I speak a great deal about the stigma and why it has such a hold over people with herpes. The stigma indeed exists, but it does so because we allow it. At the top, you have shame. The application of this emotion upon herpes is not only debilitating, it is misguided and based on inaccurate perceptions. Examples are incorrect facts, bad internet links, and assumptions that herpes is always caused by sex (along with archaic and outdated ideas about human sexuality). {3}

The stigma is a construct that we allow to take place and its power is rooted in our silence. Part of that power is believing that you are alone and silence is the end result of feeling that way. It should be clear that silence is not always golden, and, in this case, it is the fuel to this fire that keeps the stigma going under full force, like pouring gasoline onto a flame.

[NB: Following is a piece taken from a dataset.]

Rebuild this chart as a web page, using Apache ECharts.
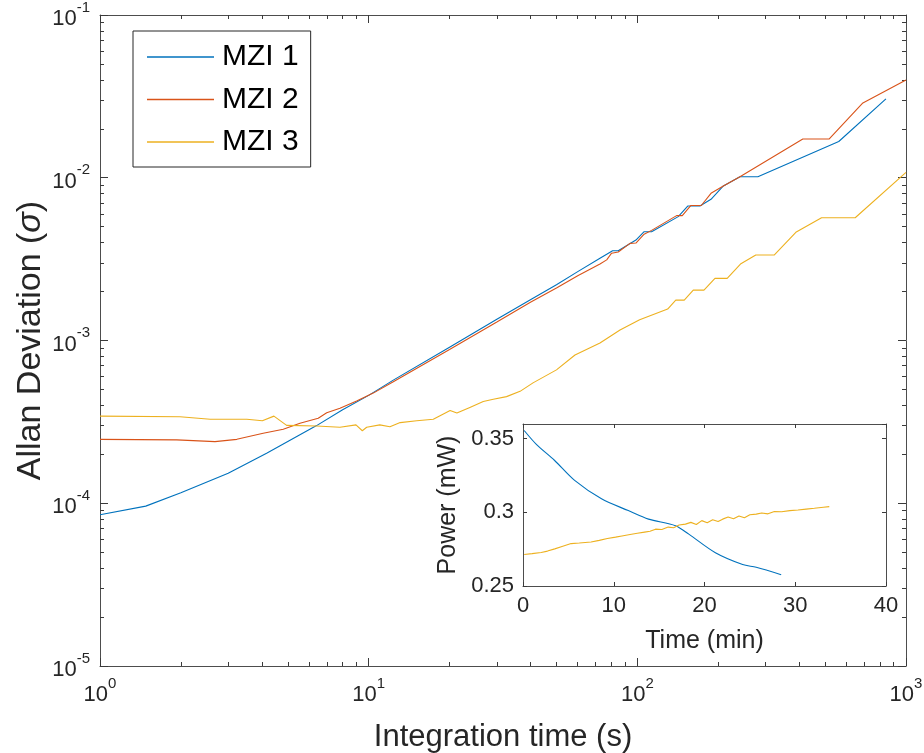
<!DOCTYPE html>
<html>
<head>
<meta charset="utf-8">
<script src="https://cdn.jsdelivr.net/npm/echarts@6/dist/echarts.min.js"></script>
<style>
html,body{margin:0;padding:0;background:#fff;}
#chart{width:924px;height:753px;}
</style>
</head>
<body>
<div id="chart"></div>
<script>
// ---- Main chart data (Allan deviation vs integration time) ----
const mzi1T = [1, 1.48, 2, 3, 4.17, 6.4, 8, 10, 12.35, 20, 30, 40, 50, 60, 72.6, 80.9, 84.9, 98.8, 106, 113, 142, 154, 171, 188, 209, 241, 281, 562, 842];
const mzi1S = [8.5e-5, 9.6e-5, 1.16e-4, 1.53e-4, 2.03e-4, 3.0e-4, 3.75e-4, 4.6e-4, 5.71e-4, 9.1e-4, 1.35e-3, 1.78e-3, 2.2e-3, 2.65e-3, 3.2e-3, 3.56e-3, 3.56e-3, 4.14e-3, 4.66e-3, 4.66e-3, 5.77e-3, 6.7e-3, 6.7e-3, 7.37e-3, 8.9e-3, 1.015e-2, 1.015e-2, 1.67e-2, 3.05e-2];

const mzi2T = [1, 1.93, 2.68, 3.23, 4.05, 4.81, 5.55, 6.49, 6.98, 7.82, 9.02, 10.4, 12.35, 20, 30, 40, 50, 60, 72.6, 76.9, 80.2, 84.9, 93.9, 98.8, 106, 113, 140, 147, 158, 173, 188, 209, 241, 413, 517, 691, 1000];
const mzi2S = [2.47e-4, 2.45e-4, 2.39e-4, 2.47e-4, 2.69e-4, 2.85e-4, 3.1e-4, 3.33e-4, 3.6e-4, 3.83e-4, 4.25e-4, 4.75e-4, 5.58e-4, 8.8e-4, 1.3e-3, 1.72e-3, 2.1e-3, 2.5e-3, 2.95e-3, 3.13e-3, 3.44e-3, 3.5e-3, 3.95e-3, 3.97e-3, 4.5e-3, 4.75e-3, 5.85e-3, 5.85e-3, 6.75e-3, 6.75e-3, 8.02e-3, 8.9e-3, 1.015e-2, 1.73e-2, 1.73e-2, 2.88e-2, 3.99e-2];

const mzi3T = [1, 1.985, 2.57, 3.52, 4.02, 4.44, 4.95, 6.4, 7.82, 8.97, 9.47, 9.83, 11.0, 12.0, 13.1, 15.1, 17.4, 20.1, 21.3, 23.8, 26.7, 29.1, 32.6, 36.6, 40.9, 50, 58.6, 72.6, 86.2, 102, 129.7, 139, 149.5, 161.5, 177, 194.5, 216, 242, 276, 323, 389, 485, 647, 1000];
const mzi3S = [3.43e-4, 3.4e-4, 3.28e-4, 3.28e-4, 3.21e-4, 3.43e-4, 3.01e-4, 2.98e-4, 2.93e-4, 3.03e-4, 2.79e-4, 2.93e-4, 3.03e-4, 2.95e-4, 3.13e-4, 3.21e-4, 3.28e-4, 3.71e-4, 3.58e-4, 3.88e-4, 4.22e-4, 4.36e-4, 4.52e-4, 4.87e-4, 5.49e-4, 6.6e-4, 8.15e-4, 9.66e-4, 1.16e-3, 1.34e-3, 1.56e-3, 1.77e-3, 1.77e-3, 2.04e-3, 2.04e-3, 2.41e-3, 2.41e-3, 2.95e-3, 3.35e-3, 3.35e-3, 4.62e-3, 5.68e-3, 5.68e-3, 1.08e-2];

// ---- Inset data (power vs time) ----
const insetT1 = [0.13, 1.5, 3.46, 5.69, 8.65, 11.6, 13.83, 16.8, 18.27, 21.2, 24.2, 25.7, 28.45];
const insetP1 = [0.3556, 0.3460, 0.3354, 0.3217, 0.3092, 0.3012, 0.2954, 0.2909, 0.2852, 0.2726, 0.2646, 0.2627, 0.2577];

const insetT3 = [0.13, 1.0, 2.0, 2.7, 3.5, 4.3, 5.3, 6.2, 7.5, 8.4, 9.3, 10.2, 10.9, 11.8, 12.6, 13.4, 14.0, 14.6, 15.3, 16.0, 16.6, 17.2, 17.9, 18.5, 19.1, 19.7, 20.3, 20.9, 21.5, 22.0, 22.6, 23.2, 23.8, 24.4, 25.0, 25.7, 26.3, 27.0, 27.7, 28.5, 29.4, 30.3, 31.2, 32.1, 33.1, 33.75];
const insetP3 = [0.2714, 0.2720, 0.2728, 0.2737, 0.2752, 0.2768, 0.2788, 0.2792, 0.2799, 0.2810, 0.2822, 0.2832, 0.2840, 0.2850, 0.2858, 0.2866, 0.2872, 0.2886, 0.2884, 0.2900, 0.2896, 0.2914, 0.2920, 0.2932, 0.2918, 0.2944, 0.2930, 0.2950, 0.2938, 0.2954, 0.2968, 0.2956, 0.2976, 0.2964, 0.2984, 0.2988, 0.2996, 0.2990, 0.3006, 0.3004, 0.3012, 0.3016, 0.3022, 0.3028, 0.3035, 0.3039];

const seriesNames = ['MZI 1', 'MZI 2', 'MZI 3'];
const colors = ['#0072BD', '#D95319', '#EDB120'];

function pairs(xs, ys) { return xs.map((x, i) => [x, ys[i]]); }

const textColor = '#262626';
const axisColor = '#4d4d4d';
const tickColor = '#3a3a3a';
const font = 'Liberation Sans, Arial, Helvetica, sans-serif';

const powRich = {
  b: { fontSize: 22, fontFamily: font, color: textColor, lineHeight: 30, verticalAlign: 'bottom' },
  s: { fontSize: 15, fontFamily: font, color: textColor, lineHeight: 14, verticalAlign: 'top' }
};
function powFmt(v) {
  const e = Math.round(Math.log10(v));
  return '{b|10}{s|' + e + '}';
}

function logAxisBase(gridIndex, position, min, max, showLabel) {
  return {
    type: 'log', logBase: 10, gridIndex, position, min, max,
    axisLine: { show: true, onZero: false, lineStyle: { color: axisColor, width: 1 } },
    axisTick: { show: true, inside: true, length: 8, lineStyle: { color: tickColor, width: 1 } },
    minorTick: { show: true, splitNumber: 9, length: 4, lineStyle: { color: tickColor, width: 1 } },
    splitLine: { show: false },
    minorSplitLine: { show: false },
    axisLabel: showLabel ? { show: true, formatter: powFmt, rich: powRich, margin: 10 } : { show: false }
  };
}

function valAxisBase(gridIndex, position, min, max, interval, showLabel) {
  return {
    type: 'value', gridIndex, position, min, max, interval, z: 8,
    axisLine: { show: true, onZero: false, lineStyle: { color: axisColor, width: 1 } },
    axisTick: { show: true, inside: true, length: 4, lineStyle: { color: tickColor, width: 1 } },
    splitLine: { show: false },
    axisLabel: showLabel ? { show: true, fontSize: 22, fontFamily: font, color: textColor, margin: 9, showMaxLabel: position === 'bottom' } : { show: false }
  };
}

const xMainBottom = Object.assign(logAxisBase(0, 'bottom', 1, 1000, true), {
  name: 'Integration time (s)', nameLocation: 'middle', nameGap: 56,
  nameTextStyle: { fontSize: 31, fontFamily: font, color: textColor }
});
const xMainTop = logAxisBase(0, 'top', 1, 1000, false);
const yMainLeft = Object.assign(logAxisBase(0, 'left', 1e-5, 1e-1, true), {
  name: '{n|Allan Deviation (}{i|σ}{n|)}', nameLocation: 'middle', nameGap: 52, nameMoveOverlap: false,
  nameTextStyle: {
    rich: {
      n: { fontSize: 34, fontFamily: font, color: textColor },
      i: { fontSize: 34, fontFamily: font, color: textColor, fontStyle: 'italic' }
    }
  }
});
const yMainRight = logAxisBase(0, 'right', 1e-5, 1e-1, false);

const xInsetBottom = Object.assign(valAxisBase(1, 'bottom', 0, 40, 10, true), {
  name: 'Time (min)', nameLocation: 'middle', nameGap: 43,
  nameTextStyle: { fontSize: 25, fontFamily: font, color: textColor }
});
const xInsetTop = valAxisBase(1, 'top', 0, 40, 10, false);
const yInsetLeft = Object.assign(valAxisBase(1, 'left', 0.25, 0.36, 0.05, true), {
  name: 'Power (mW)', nameLocation: 'middle', nameGap: 62,
  nameTextStyle: { fontSize: 25, fontFamily: font, color: textColor }
});
const yInsetRight = valAxisBase(1, 'right', 0.25, 0.36, 0.05, false);

const chart = echarts.init(document.getElementById('chart'), null, { renderer: 'canvas' });

const mainSeries = [pairs(mzi1T, mzi1S), pairs(mzi2T, mzi2S), pairs(mzi3T, mzi3S)].map((d, i) => ({
  name: seriesNames[i], type: 'line', xAxisIndex: 0, yAxisIndex: 0, data: d,
  symbol: 'none', lineStyle: { color: colors[i], width: 1.1 }, itemStyle: { color: colors[i] },
  animation: false, z: 2
}));

const insetSeries = [
  { name: 'inset1', type: 'line', xAxisIndex: 2, yAxisIndex: 2, data: pairs(insetT1, insetP1), symbol: 'none', smooth: 0.3,
    lineStyle: { color: colors[0], width: 1.1 }, itemStyle: { color: colors[0] }, animation: false, z: 7 },
  { name: 'inset3', type: 'line', xAxisIndex: 2, yAxisIndex: 2, data: pairs(insetT3, insetP3), symbol: 'none',
    lineStyle: { color: colors[2], width: 1.1 }, itemStyle: { color: colors[2] }, animation: false, z: 7 }
];

chart.setOption({
  backgroundColor: '#ffffff',
  animation: false,
  textStyle: { fontFamily: font },
  grid: [
    { left: 100, top: 15, width: 806, height: 651, show: false, outerBoundsMode: 'none' },
    { left: 523, top: 424, width: 363, height: 162, show: true, backgroundColor: '#ffffff', borderWidth: 0, z: 5, outerBoundsMode: 'none' }
  ],
  legend: {
    data: seriesNames, orient: 'vertical', left: 133, top: 31, icon: 'rect',
    padding: [11, 12, 10, 14], itemWidth: 67, itemHeight: 1.6, itemGap: 12.5,
    borderColor: textColor, borderWidth: 1, backgroundColor: '#ffffff',
    textStyle: { fontSize: 30, lineHeight: 30, fontFamily: font, color: '#000', padding: [0, 0, 0, 3] },
    selectedMode: false
  },
  xAxis: [xMainBottom, xMainTop, xInsetBottom, xInsetTop],
  yAxis: [yMainLeft, yMainRight, yInsetLeft, yInsetRight],
  series: mainSeries.concat(insetSeries)
});
</script>
</body>
</html>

I understand the idea that stating the names of famous peoples is an attempt at normalizing herpes by showing how common it is; I get it. One day, I genuinely wish that other famous people would openly discuss it to help normalize it. Still, it seems unfair to share the personal information of famous people without their permission. Isn’t it strange that some people with herpes would shame another for having it or to take away the same choice that we wish we had?